# Cambalache > Que los cumplas muy feliz >  joepc

## Pulgas

*¡¡FELIZ CUMPLEAÑOS!!*


*Con un poco de suerte me tendréis por León en diciembre.*
*Un abrazo.*

----------


## Iban

Bueeeeeeno, por fin podemos felicitar a alguien que no lleva callado desde el 2005...  :Smile1: 

Felicidades, youpisí.

----------


## Coloclom

Felicidades loco, te vas haciendo viejo...

----------


## Rafa Salas

felicidades y bendiciones  :Wink1: 

saludos

----------


## Ming

¡Felicidades!

----------


## joepc

Muchas gracias a todos.
Pulgas si pasas por aqui no te olvides de llamar.
Marcos, espero verte pronto.
Y para el resto gracias y espero conoceros y compartir magias con todos.

----------


## t.barrie

¡¡¡¡Felicidades  Joepc!!!

----------


## mariaje

Felicidades Joepc!!

----------


## barajasdemelo

*24/10-22/11 Escorpio
FELICIDADES* -->

----------


## Ritxi

Felicidades Joe!!

Guardanos un poco  :O16:

----------


## AHC

MUCHAS FELICIDADES JOE !!!!!!!!!

Abrazos desde el otro lado del charco.
AHC

----------


## josep

Felicidades magicas Joepc.

Tus mensajes siempre son interesantes y respetuosos con todo el mundo.
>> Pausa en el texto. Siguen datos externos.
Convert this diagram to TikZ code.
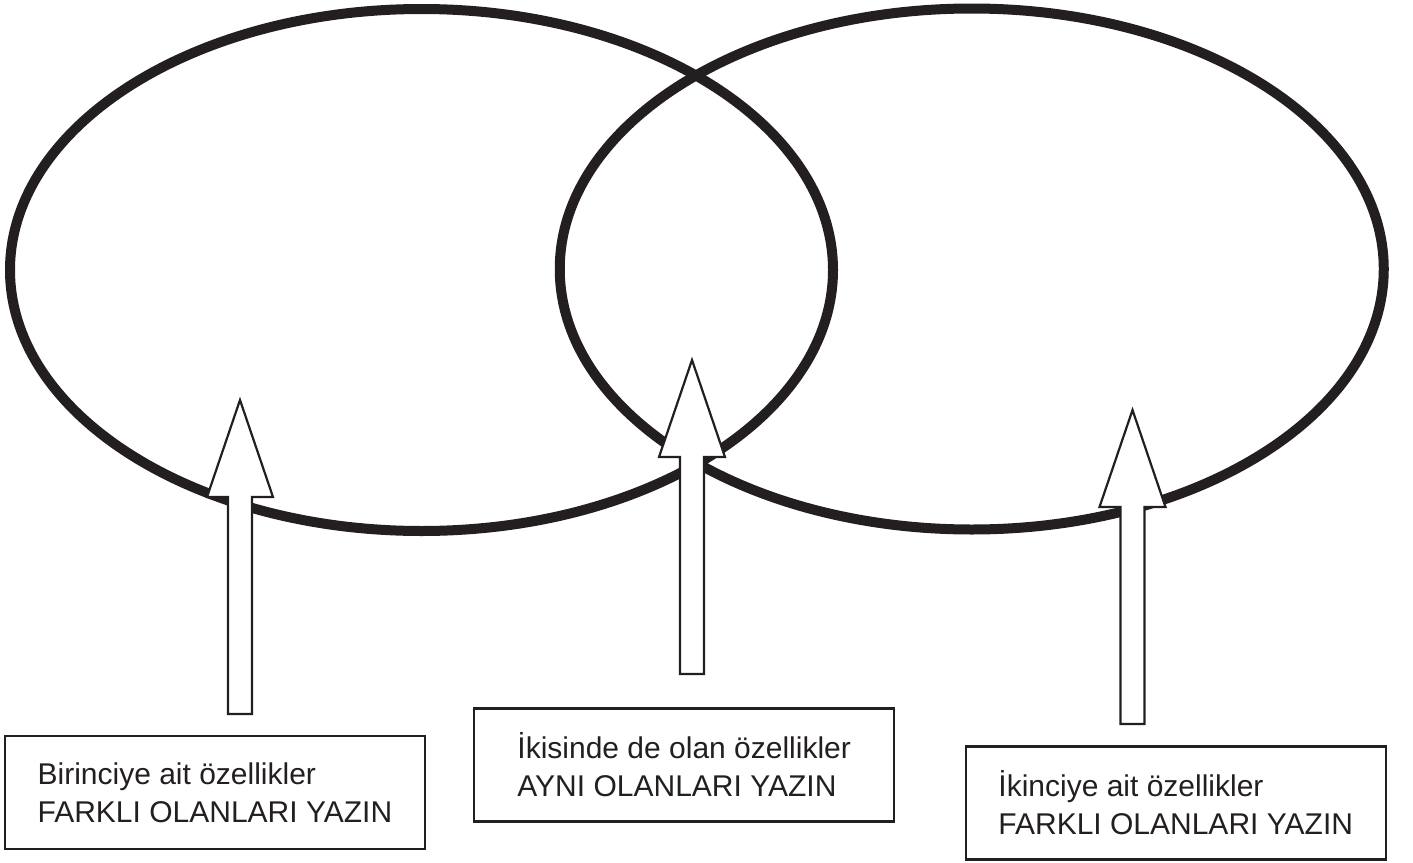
\documentclass[tikz,border=0pt]{standalone}
\usepackage{fontspec}
\setmainfont{Liberation Sans}
\definecolor{inkt}{RGB}{35,31,32}

\begin{document}
\begin{tikzpicture}[x=0.5pt, y=-0.5pt,
    ring/.style={draw=inkt, line width=5pt},
    blokpijl/.style={draw=inkt, fill=white, line width=1.1pt, line join=miter},
    kader/.style={draw=inkt, line width=1.2pt, minimum width=210pt, minimum height=56.5pt,
        align=left, text=inkt, font=\fontsize{15pt}{19pt}\selectfont}]
    \useasboundingbox (0,0) rectangle (1413,862);

    % Ellipsen tekenen
    \draw[ring] (421.5,270) ellipse [x radius=411.5, y radius=261];
    \draw[ring] (971.75,269) ellipse [x radius=412, y radius=260.5];

    % Punten van de pijlen
    \coordinate (puntBirinci) at (240,400);
    \coordinate (puntOrtak) at (692,360);
    \coordinate (puntIkinci) at (1132.5,410);

    % Blokpijlen (wit gevuld, over de ellipsen heen)
    \draw[blokpijl] (puntBirinci) -- ++(33,97) -- ++(-21,0) -- ++(0,217) -- ++(-24,0) -- ++(0,-217) -- ++(-21,0) -- cycle;
    \draw[blokpijl] (puntOrtak) -- ++(33,97) -- ++(-21,0) -- ++(0,217) -- ++(-24,0) -- ++(0,-217) -- ++(-21,0) -- cycle;
    \draw[blokpijl] (puntIkinci) -- ++(33,97) -- ++(-21,0) -- ++(0,217) -- ++(-24,0) -- ++(0,-217) -- ++(-21,0) -- cycle;

    % Tekstvakken
    \node[kader] (birinci) at (214.9,792.5) {Birinciye ait özellikler\\FARKLI OLANLARI YAZIN};
    \node[kader] (ortak) at (684.2,765) {İkisinde de olan özellikler\\AYNI OLANLARI YAZIN};
    \node[kader] (ikinci) at (1175.7,802.85) {İkinciye ait özellikler\\FARKLI OLANLARI YAZIN};
\end{tikzpicture}
\end{document}
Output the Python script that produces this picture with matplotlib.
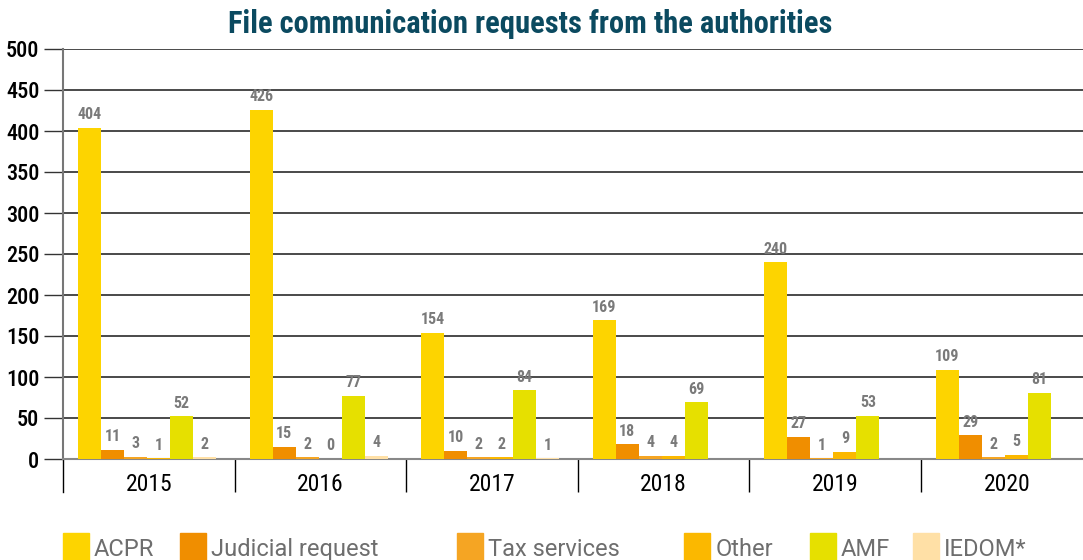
import matplotlib
matplotlib.use("Agg")
import matplotlib.pyplot as plt
from matplotlib.patches import Rectangle

cond = ["Roboto Condensed", "Barlow Condensed", "DejaVu Sans"]

years = ["2015", "2016", "2017", "2018", "2019", "2020"]
series = ["ACPR", "Judicial request", "Tax services", "Other", "AMF", "IEDOM*"]
acpr = [404, 426, 154, 169, 240, 109]
judicial = [11, 15, 10, 18, 27, 29]
tax = [3, 2, 2, 4, 1, 2]
other = [1, 0, 2, 4, 9, 5]
amf = [52, 77, 84, 69, 53, 81]
iedom = [2, 4, 1, None, None, None]
values = [acpr, judicial, tax, other, amf, iedom]
colors = ["#FDD400", "#F08E00", "#F5A523", "#FBB800", "#E6E000", "#FFE0A6"]

W, H = 1083, 560
fig = plt.figure(figsize=(W / 100, H / 100), dpi=100)
ax = fig.add_axes([63 / W, (H - 459) / H, 1 - 63 / W, 410 / H])

cat_w = 171.6          # px per category
bar_w = 23 / cat_w
offset = 15 / cat_w

for j, (name, vals, col) in enumerate(zip(series, values, colors)):
    for i, v in enumerate(vals):
        if v is None:
            continue
        x = i + offset + j * bar_w
        ax.bar(x, v, width=bar_w, align="edge", color=col, zorder=3)
        ax.annotate(str(v), (x + bar_w / 2, v), xytext=(0, 4), textcoords="offset points",
                    ha="center", va="bottom", fontsize=11.5, fontweight="bold",
                    color="#7a7a7a", family=cond, zorder=4)

ax.set_xlim(0, (W - 63) / cat_w)
ax.set_ylim(0, 500)
ax.set_yticks(range(0, 501, 50))
ax.yaxis.grid(True, color="#4a4a4a", linewidth=1.4, zorder=0)
ax.tick_params(axis="y", length=14, width=1, color="#333333", labelsize=16, pad=3)
for lab in ax.get_yticklabels():
    lab.set_family(cond)
    lab.set_fontweight("medium")

ax.set_xticks([i + 0.5 for i in range(len(years))])
ax.set_xticklabels(years, family=cond, fontsize=17)
ax.set_xticks(range(1, len(years)), minor=True)
ax.tick_params(axis="x", which="major", length=0, pad=10)
ax.tick_params(axis="x", which="minor", length=24, width=1, color="black")

for s in ["top", "right"]:
    ax.spines[s].set_visible(False)
ax.spines["left"].set_color("#777777")
ax.spines["left"].set_linewidth(1.5)
ax.spines["bottom"].set_color("#888888")
ax.spines["bottom"].set_linewidth(1.5)

# first boundary line at left edge
ax.plot([0, 0], [0, -40], color="black", lw=1, clip_on=False, zorder=1)

fig.text(0.49, (H - 33) / H, "File communication requests from the authorities",
         ha="center", va="baseline", fontsize=22, fontweight="black",
         color="#0B4A60", family=cond)

# legend
sq_x = [63, 180, 457, 684, 810, 913]
tx_x = [94, 211, 488, 716, 841, 944]
for name, col, sx, tx in zip(series, colors, sq_x, tx_x):
    fig.add_artist(Rectangle((sx / W, 0), 26 / W, (H - 533) / H,
                             transform=fig.transFigure, color=col))
    fig.text(tx / W, 4 / H, name, ha="left", va="baseline", fontsize=17,
             color="#6e6e6e", family=["Roboto", "DejaVu Sans"])

fig.savefig("out.png", dpi=100)
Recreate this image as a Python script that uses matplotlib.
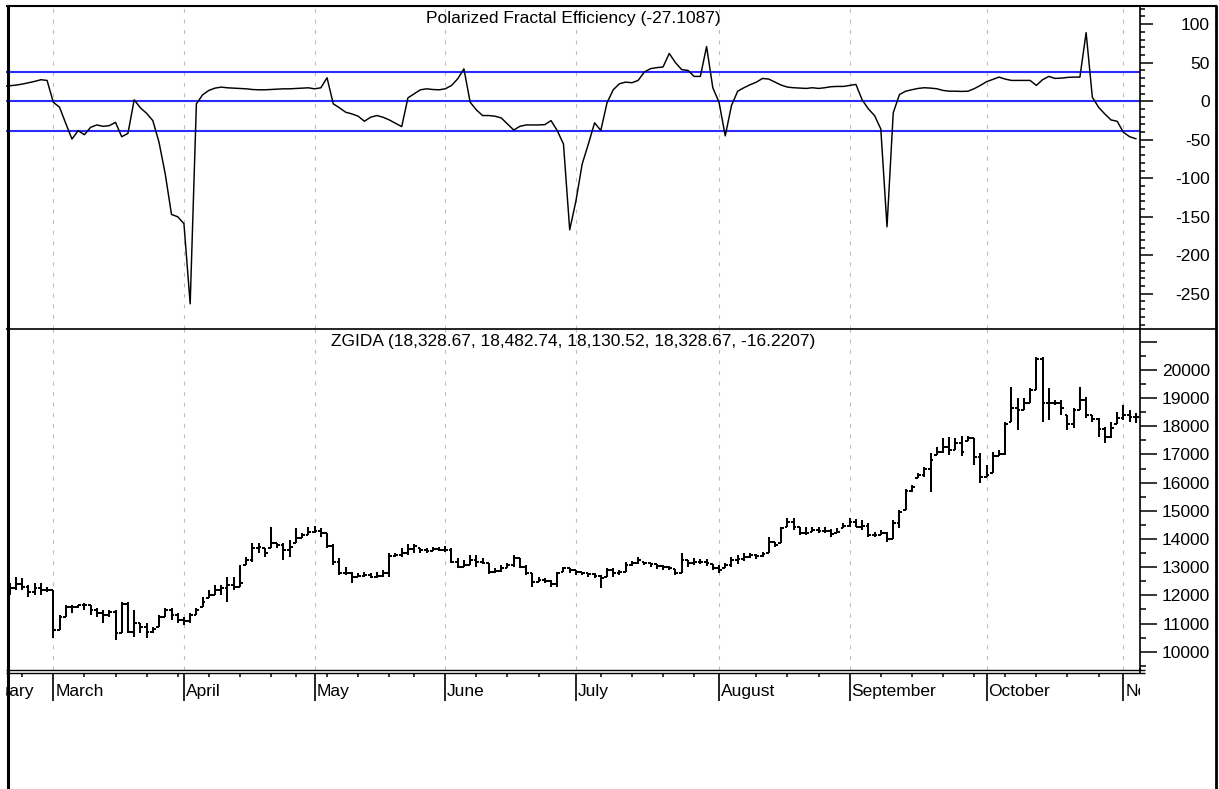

Creo que es la linea a seguir.

Saludos màgicos.

----------


## LuisJOlmedo

Felicidades desde Málaga!

----------


## Magnano

Feliz cumpleaños!!
pues nada, que es un placer tenerte entre nosotros, y toda la pesca

un abrazo

----------


## joepc

Gracias a todos y espero seguir compartiendo este arte con todos vosotros.

----------


## Juantan

Tarde pero.... Que los hayas cumplido bien!!!!!!

Un saludo!

----------